• EXERCISE AIM:
Skip the pictures. Set down, word for word, the lines from the start of the material up to and including the line with "fig = go.Figure()".

• SOURCE EXCERPT:
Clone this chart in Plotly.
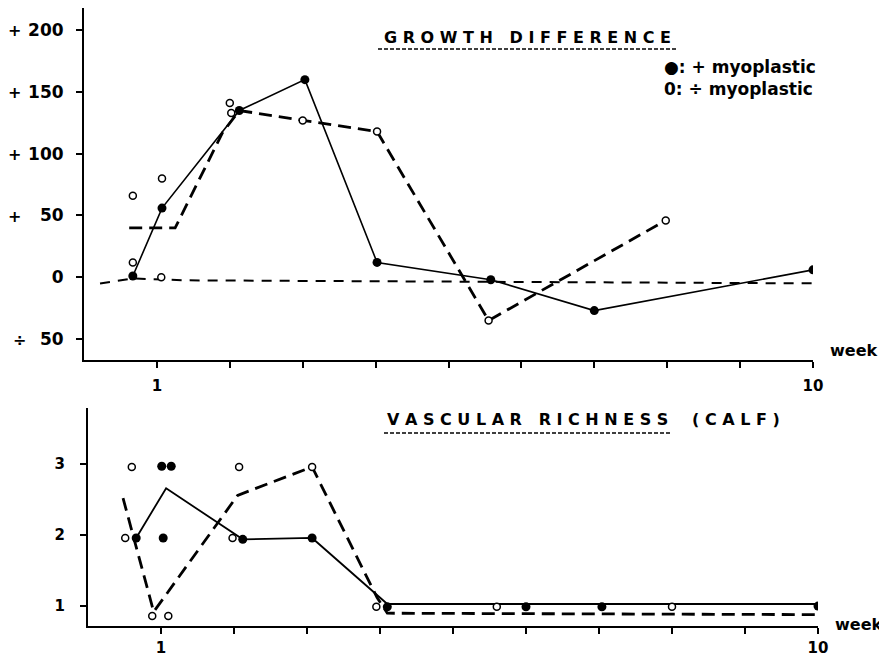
import plotly.graph_objects as go

# page body has an 8px default margin, so the figure is 8px smaller and
# all reference pixel positions are shifted by 8px.
OFF = 8
W, H = 887 - OFF, 656 - OFF

# ---------------- data: GROWTH DIFFERENCE ----------------
plus_line_x = [0.67, 1.07, 2.13, 3.03, 4.02, 5.58, 7.0, 10.0]
plus_line_y = [1, 56, 135, 160, 12, -2, -27, 6]

minus_line_x = [0.62, 1.25, 1.9, 2.13, 3.0, 4.02, 5.55, 7.98]
minus_line_y = [40, 40, 117, 135, 127, 118, -35, 46]

minus_pts_x = [0.67, 0.67, 1.07, 1.06, 2.0, 2.02, 3.0, 4.02, 5.55, 7.98]
minus_pts_y = [66, 12, 80, 0, 141, 133, 127, 118, -35, 46]

base_x = [0.22, 0.67, 1.4, 10.15]
base_y = [-5, -1, -2.5, -5]

growth_ticks = [200, 150, 100, 50, 0, -50]
growth_ticktext = ["200", "150", "100", "50", "0", "50"]
growth_signs = ["+", "+", "+", "+", "", "÷"]

# ---------------- data: VASCULAR RICHNESS ----------------
vplus_line_x = [0.66, 1.07, 2.12, 3.07, 4.1, 10.0]
vplus_line_y = [1.96, 2.66, 1.94, 1.96, 1.03, 1.03]

vplus_pts_x = [0.66, 1.01, 1.14, 1.03, 2.12, 3.07, 4.1, 6.0, 7.04, 10.0]
vplus_pts_y = [1.96, 2.97, 2.97, 1.96, 1.94, 1.96, 0.99, 0.99, 0.99, 1.0]

vminus_line_x = [0.48, 0.9, 2.05, 3.07, 3.96, 4.1, 10.0]
vminus_line_y = [2.52, 0.92, 2.56, 2.96, 1.12, 0.9, 0.88]

vminus_pts_x = [0.60, 0.51, 0.88, 1.10, 2.07, 1.98, 3.07, 3.95, 5.6, 8.0]
vminus_pts_y = [2.96, 1.96, 0.86, 0.86, 2.96, 1.96, 2.96, 0.99, 0.99, 0.99]

vasc_ticks = [3, 2, 1]
week_ticks = list(range(1, 11))
week_ticktext = ["1", "", "", "", "", "", "", "", "", "10"]

FONT = "DejaVu Sans"


def px(x):
    return (x - OFF) / W


def py(y):
    return 1 - (y - OFF) / H


fig = go.Figure()

filled = dict(symbol="circle", size=9, color="black")
opened = dict(symbol="circle", size=7, color="white", line=dict(width=1.5, color="black"))

# top
fig.add_trace(go.Scatter(x=base_x, y=base_y, mode="lines",
                         line=dict(color="black", width=2, dash="10px,8px"),
                         xaxis="x", yaxis="y", showlegend=False))
fig.add_trace(go.Scatter(x=minus_line_x, y=minus_line_y, mode="lines",
                         line=dict(color="black", width=2.8, dash="13px,7px"),
                         xaxis="x", yaxis="y", showlegend=False))
fig.add_trace(go.Scatter(x=plus_line_x, y=plus_line_y, mode="lines+markers",
                         line=dict(color="black", width=1.6), marker=filled,
                         xaxis="x", yaxis="y", showlegend=False))
fig.add_trace(go.Scatter(x=minus_pts_x, y=minus_pts_y, mode="markers",
                         marker=opened, xaxis="x", yaxis="y", showlegend=False))

# bottom
fig.add_trace(go.Scatter(x=vminus_line_x, y=vminus_line_y, mode="lines",
                         line=dict(color="black", width=2.8, dash="13px,7px"),
                         xaxis="x2", yaxis="y2", showlegend=False))
fig.add_trace(go.Scatter(x=vplus_line_x, y=vplus_line_y, mode="lines",
                         line=dict(color="black", width=1.8),
                         xaxis="x2", yaxis="y2", showlegend=False))
fig.add_trace(go.Scatter(x=vplus_pts_x, y=vplus_pts_y, mode="markers",
                         marker=filled, xaxis="x2", yaxis="y2", showlegend=False))
fig.add_trace(go.Scatter(x=vminus_pts_x, y=vminus_pts_y, mode="markers",
                         marker=opened, xaxis="x2", yaxis="y2", showlegend=False))


def axis(size, standoff, **kw):
    d = dict(showgrid=False, zeroline=False, showline=True,
             linecolor="black", linewidth=2, ticks="outside",
             ticklen=6, tickwidth=2, tickcolor="black",
             tickfont=dict(family=FONT, size=size, color="black", weight="bold"),
             ticklabelstandoff=standoff, automargin=False)
    d.update(kw)
    return d


fig.update_layout(
    width=W, height=H,
    margin=dict(l=0, r=0, t=0, b=0),
    paper_bgcolor="white", plot_bgcolor="white",
    font=dict(family=FONT, color="black"),
    xaxis=axis(15, 5, domain=[px(84), px(813)], range=[0, 10], anchor="y",
               tickvals=week_ticks, ticktext=week_ticktext),
    yaxis=axis(17, 9, domain=[py(360), py(8)], range=[-67, 218], anchor="x",
               tickvals=growth_ticks, ticktext=growth_ticktext),
    xaxis2=axis(15, 1, domain=[px(88), px(818)], range=[0, 10], anchor="y2",
                tickvals=week_ticks, ticktext=week_ticktext),
    yaxis2=axis(15, 12, domain=[py(626), py(408)], range=[0.72, 3.79], anchor="x2",
                tickvals=vasc_ticks),
)

ann = []


def text(x, y, s, size=16, xanchor="center"):
    ann.append(dict(x=px(x), y=py(y), xref="paper", yref="paper", text=s,
                    showarrow=False, xanchor=xanchor, yanchor="middle",
                    font=dict(family=FONT, size=size, color="black", weight="bold")))


# sign annotations for y ticks of top chart
for v, s in zip(growth_ticks, growth_signs):
    if s:
        ypix = 278 - v * 62 / 50
        text(14 if s == "+" else 19, ypix, s, size=16)

text(527, 38, "G R O W T H&nbsp;&nbsp;&nbsp;D I F F E R E N C E", size=16)
text(662, 67, "●: + myoplastic", size=17, xanchor="left")
text(662, 89, "0: ÷ myoplastic", size=17, xanchor="left")
text(828, 350, "week", size=16, xanchor="left")
text(527, 419, "V A S C U L A R&nbsp;&nbsp;&nbsp;R I C H N E S S", size=16)
text(736, 419, "( C A L F )", size=16)
text(833, 624, "week", size=16, xanchor="left")

fig.update_layout(annotations=ann)

shapes = [
    dict(type="line", xref="paper", yref="paper", x0=px(378), x1=px(677),
         y0=py(49), y1=py(49), line=dict(color="black", width=1.5, dash="4px,2px")),
    dict(type="line", xref="paper", yref="paper", x0=px(384), x1=px(672),
         y0=py(433), y1=py(433), line=dict(color="black", width=1.5, dash="4px,2px")),
]
fig.update_layout(shapes=shapes)

fig.write_html("out.html")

• SOLVED PROBLEM:
Clone this chart in Plotly.
import plotly.graph_objects as go

# page body has an 8px default margin, so the figure is 8px smaller and
# all reference pixel positions are shifted by 8px.
OFF = 8
W, H = 887 - OFF, 656 - OFF

# ---------------- data: GROWTH DIFFERENCE ----------------
plus_line_x = [0.67, 1.07, 2.13, 3.03, 4.02, 5.58, 7.0, 10.0]
plus_line_y = [1, 56, 135, 160, 12, -2, -27, 6]

minus_line_x = [0.62, 1.25, 1.9, 2.13, 3.0, 4.02, 5.55, 7.98]
minus_line_y = [40, 40, 117, 135, 127, 118, -35, 46]

minus_pts_x = [0.67, 0.67, 1.07, 1.06, 2.0, 2.02, 3.0, 4.02, 5.55, 7.98]
minus_pts_y = [66, 12, 80, 0, 141, 133, 127, 118, -35, 46]

base_x = [0.22, 0.67, 1.4, 10.15]
base_y = [-5, -1, -2.5, -5]

growth_ticks = [200, 150, 100, 50, 0, -50]
growth_ticktext = ["200", "150", "100", "50", "0", "50"]
growth_signs = ["+", "+", "+", "+", "", "÷"]

# ---------------- data: VASCULAR RICHNESS ----------------
vplus_line_x = [0.66, 1.07, 2.12, 3.07, 4.1, 10.0]
vplus_line_y = [1.96, 2.66, 1.94, 1.96, 1.03, 1.03]

vplus_pts_x = [0.66, 1.01, 1.14, 1.03, 2.12, 3.07, 4.1, 6.0, 7.04, 10.0]
vplus_pts_y = [1.96, 2.97, 2.97, 1.96, 1.94, 1.96, 0.99, 0.99, 0.99, 1.0]

vminus_line_x = [0.48, 0.9, 2.05, 3.07, 3.96, 4.1, 10.0]
vminus_line_y = [2.52, 0.92, 2.56, 2.96, 1.12, 0.9, 0.88]

vminus_pts_x = [0.60, 0.51, 0.88, 1.10, 2.07, 1.98, 3.07, 3.95, 5.6, 8.0]
vminus_pts_y = [2.96, 1.96, 0.86, 0.86, 2.96, 1.96, 2.96, 0.99, 0.99, 0.99]

vasc_ticks = [3, 2, 1]
week_ticks = list(range(1, 11))
week_ticktext = ["1", "", "", "", "", "", "", "", "", "10"]

FONT = "DejaVu Sans"


def px(x):
    return (x - OFF) / W


def py(y):
    return 1 - (y - OFF) / H


fig = go.Figure()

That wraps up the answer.